I was particularly amused by the card which reads “Blow-out! Rig damaged. Oil slick clean-up costs. Pay $1 million.” – one of the worst cards to draw as a player. A whole million dollars?
That diversion aside, there’s more fun and games here on Earth:
The other night, we got the chance to try Fat Boyz Pizza, our second-nearest local pizza place (after the Pizza Hut Express just around the corner). I was reasonably impressed: good-sized pizza at a reasonable price, very tasty, and only slightly too greasy (we’re talking a little bit too much grease, not Hollywood Pizza – from whom we ordered for many, many years back in Aberystwyth – here).

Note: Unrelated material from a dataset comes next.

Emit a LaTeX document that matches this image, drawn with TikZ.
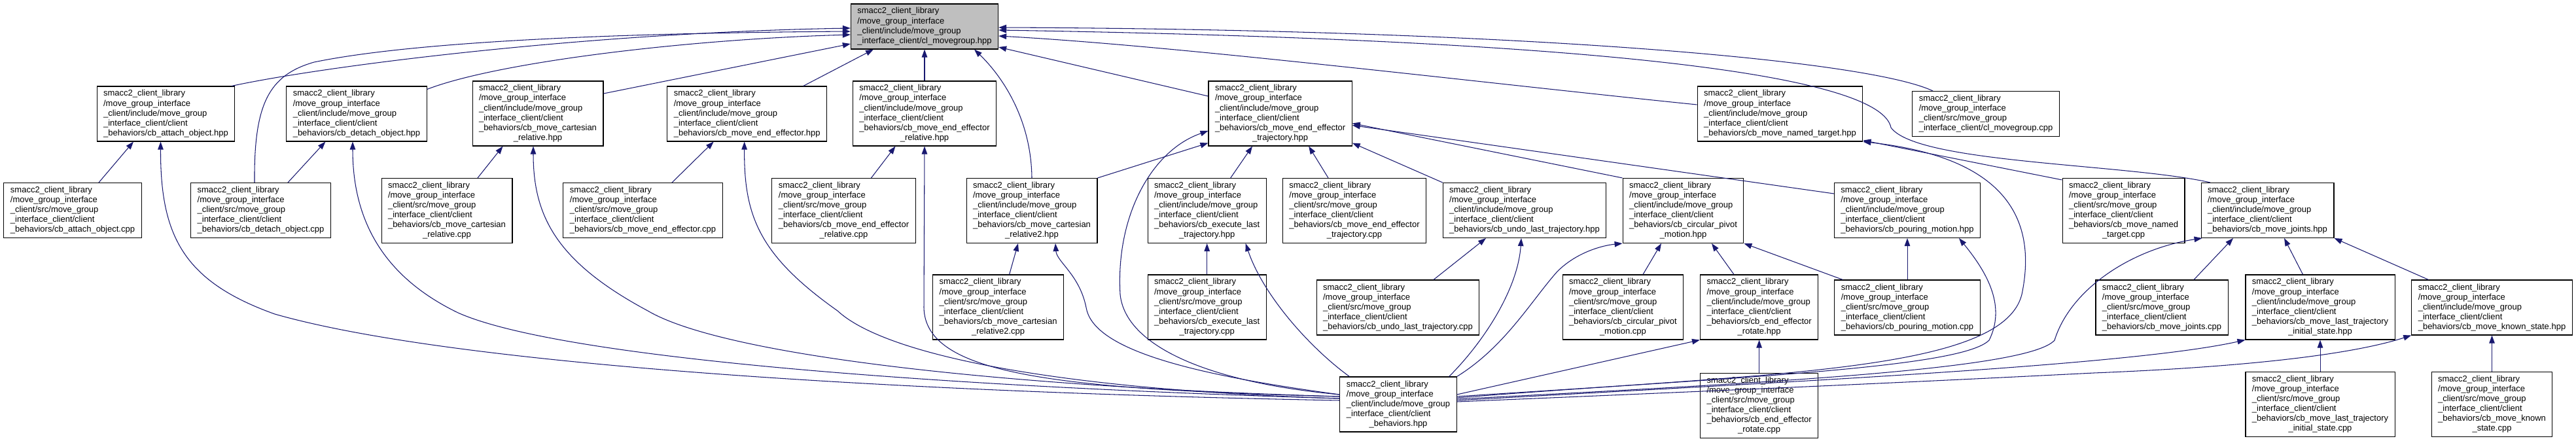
\documentclass[tikz,border=0pt]{standalone}
\usepackage{fontspec}
\setmainfont{Liberation Sans}
\usepackage{xcolor}
\usepackage{tikz}
\usetikzlibrary{arrows.meta, calc}
\definecolor{dxEdge}{HTML}{191970}
\definecolor{dxGrey}{HTML}{BFBFBF}
\newcommand{\ctr}[1]{\multicolumn{1}{@{}c@{}}{#1}}
\newcommand{\incf}[1]{\begin{tabular}{@{}l@{}}smacc2\_client\_library\\/move\_group\_interface\\\_client/include/move\_group\\\_interface\_client/client\\#1\end{tabular}}
\newcommand{\srcf}[1]{\begin{tabular}{@{}l@{}}smacc2\_client\_library\\/move\_group\_interface\\\_client/src/move\_group\\\_interface\_client/client\\#1\end{tabular}}

\begin{document}
\begin{tikzpicture}[
  x=0.02cm, y=-0.02cm,
  font=\fontsize{7.4}{8.54}\selectfont,
  file/.style={draw=black, line width=0.6pt, fill=white, inner xsep=0.2cm, inner ysep=0.09cm},
  dep/.style={draw=dxEdge, line width=0.6pt, -{Triangle[length=0.24cm, width=0.17cm]}},
]
\useasboundingbox (0,0) rectangle (3937,673);

% ---------------- Header (gốc) ----------------
\node[file, fill=dxGrey] (mg) at (1413,40.5) {\begin{tabular}{@{}l@{}}smacc2\_client\_library\\/move\_group\_interface\\\_client/include/move\_group\\\_interface\_client/cl\_movegroup.hpp\end{tabular}};

% ---------------- Hàng 1 ----------------
\node[file] (atth) at (253.5,174)  {\incf{\_behaviors/cb\_attach\_object.hpp}};
\node[file] (deth) at (545,174)    {\incf{\_behaviors/cb\_detach\_object.hpp}};
\node[file] (carh) at (822,173.5)  {\incf{\_behaviors/cb\_move\_cartesian\\\ctr{\_relative.hpp}}};
\node[file] (eeh)  at (1141.7,174) {\incf{\_behaviors/cb\_move\_end\_effector.hpp}};
\node[file] (eerh) at (1413,173.5) {\incf{\_behaviors/cb\_move\_end\_effector\\\ctr{\_relative.hpp}}};
\node[file] (eeth) at (1956.6,173.5) {\incf{\_behaviors/cb\_move\_end\_effector\\\ctr{\_trajectory.hpp}}};
\node[file] (namh) at (2720.5,174) {\incf{\_behaviors/cb\_move\_named\_target.hpp}};
\node[file] (mgc)  at (3035,174)   {\begin{tabular}{@{}l@{}}smacc2\_client\_library\\/move\_group\_interface\\\_client/src/move\_group\\\_interface\_client/cl\_movegroup.cpp\end{tabular}};

% ---------------- Hàng 2 ----------------
\node[file] (attc)  at (111,321.5)   {\srcf{\_behaviors/cb\_attach\_object.cpp}};
\node[file] (detc)  at (398.5,321.5) {\srcf{\_behaviors/cb\_detach\_object.cpp}};
\node[file] (carc)  at (683,322)     {\srcf{\_behaviors/cb\_move\_cartesian\\\ctr{\_relative.cpp}}};
\node[file] (eec)   at (982.5,321.5) {\srcf{\_behaviors/cb\_move\_end\_effector.cpp}};
\node[file] (eerc)  at (1289.5,322)  {\srcf{\_behaviors/cb\_move\_end\_effector\\\ctr{\_relative.cpp}}};
\node[file] (car2h) at (1577,322)    {\incf{\_behaviors/cb\_move\_cartesian\\\ctr{\_relative2.hpp}}};
\node[file] (exeh)  at (1844.7,322)  {\incf{\_behaviors/cb\_execute\_last\\\ctr{\_trajectory.hpp}}};
\node[file] (eetc)  at (2070,322)    {\srcf{\_behaviors/cb\_move\_end\_effector\\\ctr{\_trajectory.cpp}}};
\node[file] (undh)  at (2330,321.5)  {\incf{\_behaviors/cb\_undo\_last\_trajectory.hpp}};
\node[file] (cirh)  at (2572.5,322)  {\incf{\_behaviors/cb\_circular\_pivot\\\ctr{\_motion.hpp}}};
\node[file] (pouh)  at (2915,321.5)  {\incf{\_behaviors/cb\_pouring\_motion.hpp}};
\node[file] (namc)  at (3245.5,322)  {\srcf{\_behaviors/cb\_move\_named\\\ctr{\_target.cpp}}};
\node[file] (joih)  at (3465.5,321.5) {\incf{\_behaviors/cb\_move\_joints.hpp}};

% ---------------- Hàng 3 ----------------
\node[file] (car2c) at (1525.6,469.5) {\srcf{\_behaviors/cb\_move\_cartesian\\\ctr{\_relative2.cpp}}};
\node[file] (exc)   at (1844.7,469.5) {\srcf{\_behaviors/cb\_execute\_last\\\ctr{\_trajectory.cpp}}};
\node[file] (undc)  at (2136.5,470)   {\srcf{\_behaviors/cb\_undo\_last\_trajectory.cpp}};
\node[file] (circ)  at (2480.4,469.5) {\srcf{\_behaviors/cb\_circular\_pivot\\\ctr{\_motion.cpp}}};
\node[file] (roth)  at (2688.6,469.5) {\incf{\_behaviors/cb\_end\_effector\\\ctr{\_rotate.hpp}}};
\node[file] (pouc)  at (2915,470)     {\srcf{\_behaviors/cb\_pouring\_motion.cpp}};
\node[file] (joic)  at (3304,470)     {\srcf{\_behaviors/cb\_move\_joints.cpp}};
\node[file] (lsth)  at (3546,469.5)   {\incf{\_behaviors/cb\_move\_last\_trajectory\\\ctr{\_initial\_state.hpp}}};
\node[file] (knoh)  at (3808.5,470)   {\incf{\_behaviors/cb\_move\_known\_state.hpp}};

% ---------------- Hàng 4 ----------------
\node[file] (beh)  at (2137,618)   {\incf{\ctr{\_behaviors.hpp}}};
\node[file] (rotc) at (2688.6,620) {\srcf{\_behaviors/cb\_end\_effector\\\ctr{\_rotate.cpp}}};
\node[file] (lstc) at (3546,618)   {\srcf{\_behaviors/cb\_move\_last\_trajectory\\\ctr{\_initial\_state.cpp}}};
\node[file] (knoc) at (3808.5,618) {\srcf{\_behaviors/cb\_move\_known\\\ctr{\_state.cpp}}};

% ---------------- Vào cl_movegroup.hpp ----------------
\draw[dep] ($(atth.north)+(100.5,0)$) .. controls (500,100) and (900,50) .. ($(mg.west)+(0,2.5)$);
\draw[dep] ($(detc.north)+(-9.5,0)$) .. controls (388,160) and (410,115) .. (480,95) .. controls (650,60) and (1000,50) .. ($(mg.west)+(0,7.5)$);
\draw[dep] ($(deth.north east)+(0,5)$) .. controls (760,95) and (1050,60) .. ($(mg.west)+(0,12.5)$);
\draw[dep] ($(carh.east)+(0,-30.5)$) -- ($(mg.west)+(0,26.5)$);
\draw[dep] ($(eeh.north)+(86,0)$) -- ($(mg.south)+(-78,0)$);
\draw[dep] (eerh.north) -- (mg.south);
\draw[dep] (car2h.north) .. controls (1576,180) and (1530,115) .. ($(mg.south)+(76,0)$);
\draw[dep] ($(eeth.west)+(0,-26.5)$) -- ($(mg.east)+(0,31.5)$);
\draw[dep] ($(namh.west)+(0,-14)$) .. controls (2250,125) and (1800,70) .. ($(mg.east)+(0,14.5)$);
\draw[dep] ($(mgc.north)+(-81,0)$) .. controls (2850,90) and (2300,45) .. ($(mg.east)+(0,1.5)$);
\draw[dep] ($(joih.north)+(-87.5,0)$) .. controls (3250,250) and (2930,250) .. (2890,195) .. controls (2875,120) and (2500,62) .. ($(mg.east)+(0,5.5)$);

% ---------------- Hàng 2 -> hàng 1 ----------------
\draw[dep] ($(attc.north)+(40,0)$) -- ($(atth.south)+(-49.5,0)$);
\draw[dep] ($(detc.north)+(41.5,0)$) -- ($(deth.south)+(-47.6,0)$);
\draw[dep] ($(carc.north)+(47,0)$) -- ($(carh.south)+(-53.5,0)$);
\draw[dep] ($(eec.north)+(44.5,0)$) -- ($(eeh.south)+(-51,0)$);
\draw[dep] ($(eerc.north)+(42,0)$) -- ($(eerh.south)+(-44.5,0)$);
\draw[dep] ($(eetc.north)+(-40,0)$) -- ($(eeth.south)+(43.6,0)$);
\draw[dep] ($(exeh.north)+(36,0)$) -- ($(eeth.south)+(-42.6,0)$);
\draw[dep] (car2h.north east) -- ($(eeth.south west)+(0,-5)$);
\draw[dep] (undh.north west) -- ($(eeth.south east)+(0,-5)$);
\draw[dep] (cirh.north west) -- ($(eeth.east)+(0,15)$);
\draw[dep] ($(pouh.west)+(0,-25.5)$) -- ($(eeth.east)+(0,18)$);
\draw[dep] ($(namc.north west)+(0,3)$) -- ($(namh.south east)+(0,-2)$);

% ---------------- Hàng 3/4 -> hàng trên ----------------
\draw[dep] ($(car2c.north)+(17,0)$) -- ($(car2h.south)+(-21,0)$);
\draw[dep] (exc.north) -- (exeh.south);
\draw[dep] ($(undc.north)+(54.5,0)$) -- ($(undh.south)+(-59,0)$);
\draw[dep] ($(circ.north)+(30.6,0)$) -- ($(cirh.south)+(-33.5,0)$);
\draw[dep] ($(roth.north)+(-38.6,0)$) -- ($(cirh.south)+(43.5,0)$);
\draw[dep] ($(pouc.north west)+(13,0)$) -- (cirh.south east);
\draw[dep] (pouc.north) -- (pouh.south);
\draw[dep] ($(joic.north)+(49,0)$) -- ($(joih.south)+(-52.5,0)$);
\draw[dep] ($(lsth.north)+(-26.5,0)$) -- ($(joih.south)+(25.5,0)$);
\draw[dep] ($(knoh.north)+(-97,0)$) -- (joih.south east);
\draw[dep] (rotc.north) -- (roth.south);
\draw[dep] (lstc.north) -- (lsth.south);
\draw[dep] (knoc.north) -- (knoh.south);

% ---------------- client_behaviors.hpp ----------------
\draw[dep] ($(beh.west)+(0,-6)$) .. controls (1400,600) and (700,560) .. (420,480) .. controls (280,430) and (245,360) .. ($(atth.south)+(-8,0)$);
\draw[dep] ($(beh.west)+(0,-9)$) .. controls (1400,590) and (850,545) .. (700,478) .. controls (580,420) and (539,330) .. ($(deth.south)+(-6,0)$);
\draw[dep] ($(beh.west)+(0,-12)$) .. controls (1500,590) and (1100,540) .. (990,475) .. controls (850,400) and (815,330) .. ($(carh.south)+(-7,0)$);
\draw[dep] ($(beh.west)+(0,-9)$) .. controls (1600,595) and (1350,540) .. (1280,475) .. controls (1160,390) and (1137,330) .. ($(eeh.south)+(-4,0)$);
\draw[dep] ($(beh.west)+(0,-12)$) .. controls (1600,595) and (1414,570) .. (1412,470) -- (eerh.south);
\draw[dep] ($(beh.west)+(0,-15)$) .. controls (1800,570) and (1670,530) .. (1660,470) .. controls (1650,420) and (1615,400) .. ($(car2h.south)+(36,0)$);
\draw[dep] ($(beh.west)+(0,-15)$) .. controls (1850,585) and (1720,530) .. (1712,450) .. controls (1705,330) and (1760,230) .. ($(eeth.west)+(0,26.5)$);
\draw[dep] ($(beh.north west)+(15,0)$) .. controls (2000,530) and (1930,450) .. ($(exeh.south)+(59,0)$);
\draw[dep] ($(beh.north east)+(-12,0)$) .. controls (2270,520) and (2320,440) .. ($(undh.south)+(-5,0)$);
\draw[dep] (beh.north east) .. controls (2300,530) and (2340,460) .. (2380,415) .. controls (2410,385) and (2450,375) .. (cirh.south west);
\draw[dep] ($(beh.east)+(0,-15)$) -- (roth.south west);
\draw[dep] ($(beh.east)+(0,-12)$) .. controls (2700,575) and (3000,560) .. (3040,520) .. controls (3065,470) and (3040,420) .. ($(pouh.south)+(79,0)$);
\draw[dep] ($(beh.east)+(0,-10)$) .. controls (2700,570) and (3060,570) .. (3090,450) .. controls (3115,330) and (3060,240) .. (namh.south east);
\draw[dep] ($(beh.east)+(0,-8)$) .. controls (2700,585) and (3100,565) .. (3140,520) .. controls (3165,440) and (3260,380) .. ($(joih.south)+(-100,0)$);
\draw[dep] ($(beh.east)+(0,-6)$) .. controls (2700,585) and (3250,560) .. (lsth.south west);
\draw[dep] ($(beh.east)+(0,-4)$) .. controls (2800,590) and (3000,580) .. (3200,570) .. controls (3450,560) and (3600,540) .. (knoh.south west);
\end{tikzpicture}
\end{document}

We have a green woodpecker who visits our garden. I’ve never seen a woodpecker in an urban environment before, but this one certainly seems keen. We speculate that his appearance right after we overturned a couple of ants’ nests while digging the garden is not a coincidence, though, but rather a tasty treat.
We’ve started planting! Only herbs and flowers, so far – and we’re probably too late in the year to kick off many vegetables – but it’s a start. Our garden still has a long way to go.
Paul made it to Aber. Woo and indeed hoo. He, Bryn, Kit, Claire, and I went to the beach and drank beer and ate pizza to celebrate. Then Claire and I took turns in an inflatable dingy and I got soaked as a wave leapt over the side. You’ll probably see their reports of this on their journals, soon, too.
The wiki I was coding got finished. Sadly, only a few of you who read this will ever be allowed to see it, but it’s pretty sweet.
Plothole appeared in the story on Andy’s LiveJournal – he has me drinking tea, which, as everybody knows, isn’t going to happen on account of (a) caffiene being a really, really bad thing for me and (b) I don’t particularly like tea. Have reported this to him and await feedback.
This made me laugh: type Weapons of Mass Destruction into Google and you’ll get this page. I laughed lots.